The Court therefore ORDERS:
1. DAVID ANTHONY FIORE, attorney registration number 39729, is DISBARRED. The DISBARMENT SHALL take effect only upon issuance of an "Order and Notice of Disbarment."13
2. Respondent SHALL file any post-hearing motion or application for stay pending appeal with the Court on or before April 5, 2013. No extensions of time will be granted. If Respondent files a post-hearing motion or an application for stay pending appeal, the People SHALL file any response thereto within seven days, unless otherwise ordered by the Court.
3. Respondent SHALL pay restitution in the amount of $750.00 to Jeanea Lucero and restitution in the amount of $1,449.00 to Marianne Lind or, in the alternative, reimburse the Colorado Attorney’s Fund for Client Protection for all proceeds that may have been paid to these named clients.
4. Respondent SHALL pay the costs of these proceedings. At the sanctions hearing on February 26, 2013, the People introduced as Exhibit 3 a "Statement of Costs," which reflects a $91.00 administrative fee, and which is attached to this opinion as Exhibit 1. Respondent SHALL file his response to the People’s statement, if any, on or before March 29, 2013.
1. See People v. Richards, 748 P.2d 341, 346 (Colo. 1987); C.R.C.P. 251.15(b).
2. See the People’s complaint for further detailed findings of fact.
3. Respondent’s registered business address is 9518 West San Juan Circle, Unit 306, Littleton, Colorado 80128.
4. See C.R.C.P. 251.1(b).
5. See In re Roose, 69 P.3d 43, 46-47 (Colo. 2003).
6. See ABA Standard 4.0. Although the ABA Standards suggest that violation of Colo.

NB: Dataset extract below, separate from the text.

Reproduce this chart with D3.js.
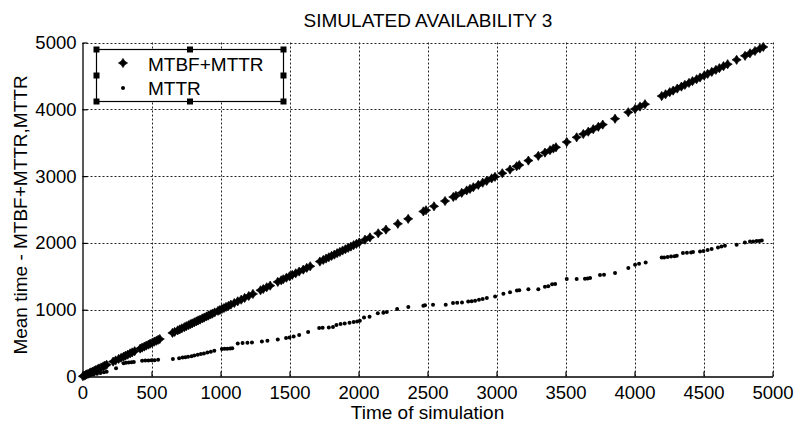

RPC 1.16(d) is a violation of a duty owed as a professional, the Court finds that failure to return a client’s property can also accurately be characterized as a violation of a duty owed to clients.
7. See ABA Standards 9.21 & 9.31.
8. See People v. Sather, 936 P.2d 576, 579 (Colo. 1997) (accepting a conditional admission of misconduct and stating that a letter of admonition issued the previous year was "evidence of a pattern of misconduct" under ABA Standard 9.22(c) because it "concern[ed] events apparently occurring during the same time period as in this case"); In re Reardon, 759 A.2d 568, 577 (Del. 2000) ("A pattern may be discerned from two or more recognizably consistent acts that serve as a predictor of future misconduct.").
9. In re Haines, 177 P.3d 1239, 1250 (Colo. 2008); see also In re Cleland, 2 P.3d 700, 703 (Colo. 2000) (determining that knowing misappropriation of client funds warrants disbarment); People v. Varallo, 913 P.2d 1, 10-11 (Colo. 1996) (holding that disbarment is the appropriate sanction for knowing conversion of client funds, regardless of whether the lawyer intended to permanently deprive the client of those funds).
10. 942 P.2d 1206, 1208 (Colo. 1997); see also People v. Roybal, 949 P.2d 993, 998 (Colo. 1997) (disbarring attorney for abandoning clients, failing to return unearned fees, and engaging in conduct involving dishonesty, fraud, deceit, or misrepresentation).
11. 979 P.2d 1043, 1044 (Colo. 1999).
12. Id. at 1045.
13. In general, an order and notice of sanction will issue thirty-five days after a decision is entered pursuant to C.R.C.P. 251.19(b) or (c). In some instances, the order and notice may issue later than thirty-five days by operation of C.R.C.P. 251.27(h), C.R.C.P. 59, or other applicable rules.